• **To do**: Write out again, unaltered, the lines from the start through the line containing "4.5, 5, 6, 8]".

• **Material**:
================================

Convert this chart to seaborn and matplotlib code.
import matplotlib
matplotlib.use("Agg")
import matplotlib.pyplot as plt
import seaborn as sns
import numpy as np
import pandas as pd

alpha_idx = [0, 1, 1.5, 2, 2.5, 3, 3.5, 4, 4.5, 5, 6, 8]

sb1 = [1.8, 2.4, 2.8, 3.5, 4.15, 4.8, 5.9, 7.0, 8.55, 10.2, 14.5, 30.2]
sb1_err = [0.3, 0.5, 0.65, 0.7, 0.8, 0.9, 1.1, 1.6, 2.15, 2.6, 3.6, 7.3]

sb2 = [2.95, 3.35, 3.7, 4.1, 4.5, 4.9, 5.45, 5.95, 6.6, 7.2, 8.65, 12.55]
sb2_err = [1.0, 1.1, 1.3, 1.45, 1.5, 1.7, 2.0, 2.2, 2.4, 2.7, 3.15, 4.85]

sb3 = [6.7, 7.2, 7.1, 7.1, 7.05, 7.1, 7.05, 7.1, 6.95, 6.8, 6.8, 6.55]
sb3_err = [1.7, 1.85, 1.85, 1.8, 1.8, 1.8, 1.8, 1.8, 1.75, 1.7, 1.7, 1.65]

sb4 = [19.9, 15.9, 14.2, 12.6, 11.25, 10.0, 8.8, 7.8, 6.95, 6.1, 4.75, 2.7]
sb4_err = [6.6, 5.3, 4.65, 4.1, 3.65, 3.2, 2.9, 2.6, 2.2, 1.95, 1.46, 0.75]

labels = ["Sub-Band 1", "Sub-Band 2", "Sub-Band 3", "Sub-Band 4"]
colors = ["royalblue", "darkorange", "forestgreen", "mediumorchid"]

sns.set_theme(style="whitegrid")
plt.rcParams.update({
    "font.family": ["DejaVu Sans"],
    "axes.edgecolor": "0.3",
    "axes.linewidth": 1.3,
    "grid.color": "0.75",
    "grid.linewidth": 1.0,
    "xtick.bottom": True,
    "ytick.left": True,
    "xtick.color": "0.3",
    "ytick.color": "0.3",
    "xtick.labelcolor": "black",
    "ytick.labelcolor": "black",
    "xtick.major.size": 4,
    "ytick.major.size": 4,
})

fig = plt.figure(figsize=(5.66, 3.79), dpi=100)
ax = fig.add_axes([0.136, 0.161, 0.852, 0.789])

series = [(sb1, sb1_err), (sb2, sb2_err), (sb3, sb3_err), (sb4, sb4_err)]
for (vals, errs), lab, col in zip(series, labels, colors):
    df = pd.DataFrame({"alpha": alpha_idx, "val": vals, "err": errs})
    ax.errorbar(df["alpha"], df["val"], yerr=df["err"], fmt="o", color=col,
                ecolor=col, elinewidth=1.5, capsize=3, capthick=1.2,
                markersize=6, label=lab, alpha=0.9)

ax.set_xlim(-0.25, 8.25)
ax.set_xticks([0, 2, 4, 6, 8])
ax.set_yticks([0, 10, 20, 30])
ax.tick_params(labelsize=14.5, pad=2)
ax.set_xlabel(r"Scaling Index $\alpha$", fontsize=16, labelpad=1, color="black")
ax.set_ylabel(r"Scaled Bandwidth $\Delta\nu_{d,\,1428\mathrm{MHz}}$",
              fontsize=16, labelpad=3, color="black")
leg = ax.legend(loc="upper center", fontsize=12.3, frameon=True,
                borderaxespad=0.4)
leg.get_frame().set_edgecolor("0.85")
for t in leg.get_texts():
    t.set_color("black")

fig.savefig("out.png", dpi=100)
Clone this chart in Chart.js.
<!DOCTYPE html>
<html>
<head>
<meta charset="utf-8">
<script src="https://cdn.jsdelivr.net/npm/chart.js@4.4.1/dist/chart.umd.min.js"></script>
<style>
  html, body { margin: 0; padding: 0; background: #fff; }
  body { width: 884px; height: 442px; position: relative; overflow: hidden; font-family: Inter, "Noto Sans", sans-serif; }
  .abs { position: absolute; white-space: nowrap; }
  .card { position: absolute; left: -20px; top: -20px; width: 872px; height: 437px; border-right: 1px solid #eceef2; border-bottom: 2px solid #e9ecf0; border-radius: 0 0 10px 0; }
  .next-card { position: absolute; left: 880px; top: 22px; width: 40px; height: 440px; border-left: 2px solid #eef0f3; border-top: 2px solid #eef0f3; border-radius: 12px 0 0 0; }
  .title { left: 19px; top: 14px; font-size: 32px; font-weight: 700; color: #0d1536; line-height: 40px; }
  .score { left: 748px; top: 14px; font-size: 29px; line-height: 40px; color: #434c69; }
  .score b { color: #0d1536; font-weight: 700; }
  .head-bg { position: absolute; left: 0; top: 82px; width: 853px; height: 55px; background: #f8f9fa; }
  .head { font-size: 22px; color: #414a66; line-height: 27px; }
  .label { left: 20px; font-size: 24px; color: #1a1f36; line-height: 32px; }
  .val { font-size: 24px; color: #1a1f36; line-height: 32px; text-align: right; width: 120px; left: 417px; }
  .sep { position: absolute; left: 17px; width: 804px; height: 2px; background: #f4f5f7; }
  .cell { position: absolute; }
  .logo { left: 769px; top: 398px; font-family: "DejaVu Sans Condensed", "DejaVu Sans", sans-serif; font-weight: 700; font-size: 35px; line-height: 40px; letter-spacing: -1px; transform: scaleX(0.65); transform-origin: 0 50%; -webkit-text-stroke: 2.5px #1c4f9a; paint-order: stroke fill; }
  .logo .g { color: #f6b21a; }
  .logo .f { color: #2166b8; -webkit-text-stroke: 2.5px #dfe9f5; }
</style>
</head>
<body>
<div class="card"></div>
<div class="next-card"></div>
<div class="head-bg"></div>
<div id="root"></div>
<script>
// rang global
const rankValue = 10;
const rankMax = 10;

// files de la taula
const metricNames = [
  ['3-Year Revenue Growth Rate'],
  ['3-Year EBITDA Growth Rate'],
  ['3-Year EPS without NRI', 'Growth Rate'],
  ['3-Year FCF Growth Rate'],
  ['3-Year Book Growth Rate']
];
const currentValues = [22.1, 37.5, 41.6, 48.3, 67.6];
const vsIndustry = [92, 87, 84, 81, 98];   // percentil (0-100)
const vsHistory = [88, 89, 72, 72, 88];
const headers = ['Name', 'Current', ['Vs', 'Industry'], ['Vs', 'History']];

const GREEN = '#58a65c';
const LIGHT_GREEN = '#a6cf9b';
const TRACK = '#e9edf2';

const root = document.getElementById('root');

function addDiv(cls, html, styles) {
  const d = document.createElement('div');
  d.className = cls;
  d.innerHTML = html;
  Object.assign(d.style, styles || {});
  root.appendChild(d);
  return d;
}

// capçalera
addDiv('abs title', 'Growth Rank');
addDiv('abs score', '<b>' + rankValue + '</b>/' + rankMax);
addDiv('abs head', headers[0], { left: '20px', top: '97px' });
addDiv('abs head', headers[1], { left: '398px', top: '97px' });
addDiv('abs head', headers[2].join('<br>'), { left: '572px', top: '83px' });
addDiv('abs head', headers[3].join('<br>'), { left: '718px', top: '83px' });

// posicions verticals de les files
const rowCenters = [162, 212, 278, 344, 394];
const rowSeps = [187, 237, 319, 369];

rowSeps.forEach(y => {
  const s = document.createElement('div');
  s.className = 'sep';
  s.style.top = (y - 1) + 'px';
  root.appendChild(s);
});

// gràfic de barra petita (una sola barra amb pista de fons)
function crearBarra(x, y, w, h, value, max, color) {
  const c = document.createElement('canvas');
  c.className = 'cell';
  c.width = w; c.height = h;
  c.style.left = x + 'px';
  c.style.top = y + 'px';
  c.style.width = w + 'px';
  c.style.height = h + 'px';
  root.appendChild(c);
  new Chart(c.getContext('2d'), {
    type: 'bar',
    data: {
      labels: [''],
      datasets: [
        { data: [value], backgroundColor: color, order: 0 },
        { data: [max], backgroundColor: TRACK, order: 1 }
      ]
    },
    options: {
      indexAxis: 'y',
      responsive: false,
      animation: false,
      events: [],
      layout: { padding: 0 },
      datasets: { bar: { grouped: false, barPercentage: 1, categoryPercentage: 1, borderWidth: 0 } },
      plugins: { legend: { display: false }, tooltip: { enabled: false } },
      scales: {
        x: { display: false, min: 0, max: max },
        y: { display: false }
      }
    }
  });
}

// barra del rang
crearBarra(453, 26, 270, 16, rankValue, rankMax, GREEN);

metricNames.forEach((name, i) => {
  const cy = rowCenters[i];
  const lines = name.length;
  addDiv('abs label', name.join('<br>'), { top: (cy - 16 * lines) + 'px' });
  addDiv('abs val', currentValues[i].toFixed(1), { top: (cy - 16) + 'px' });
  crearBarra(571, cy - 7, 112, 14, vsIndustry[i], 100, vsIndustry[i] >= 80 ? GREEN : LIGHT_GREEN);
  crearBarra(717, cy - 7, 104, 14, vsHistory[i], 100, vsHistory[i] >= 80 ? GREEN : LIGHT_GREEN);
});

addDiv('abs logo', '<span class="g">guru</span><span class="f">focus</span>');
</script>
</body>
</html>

================================

• **Output of the task**:
Convert this chart to seaborn and matplotlib code.
import matplotlib
matplotlib.use("Agg")
import matplotlib.pyplot as plt
import seaborn as sns
import numpy as np
import pandas as pd

alpha_idx = [0, 1, 1.5, 2, 2.5, 3, 3.5, 4, 4.5, 5, 6, 8]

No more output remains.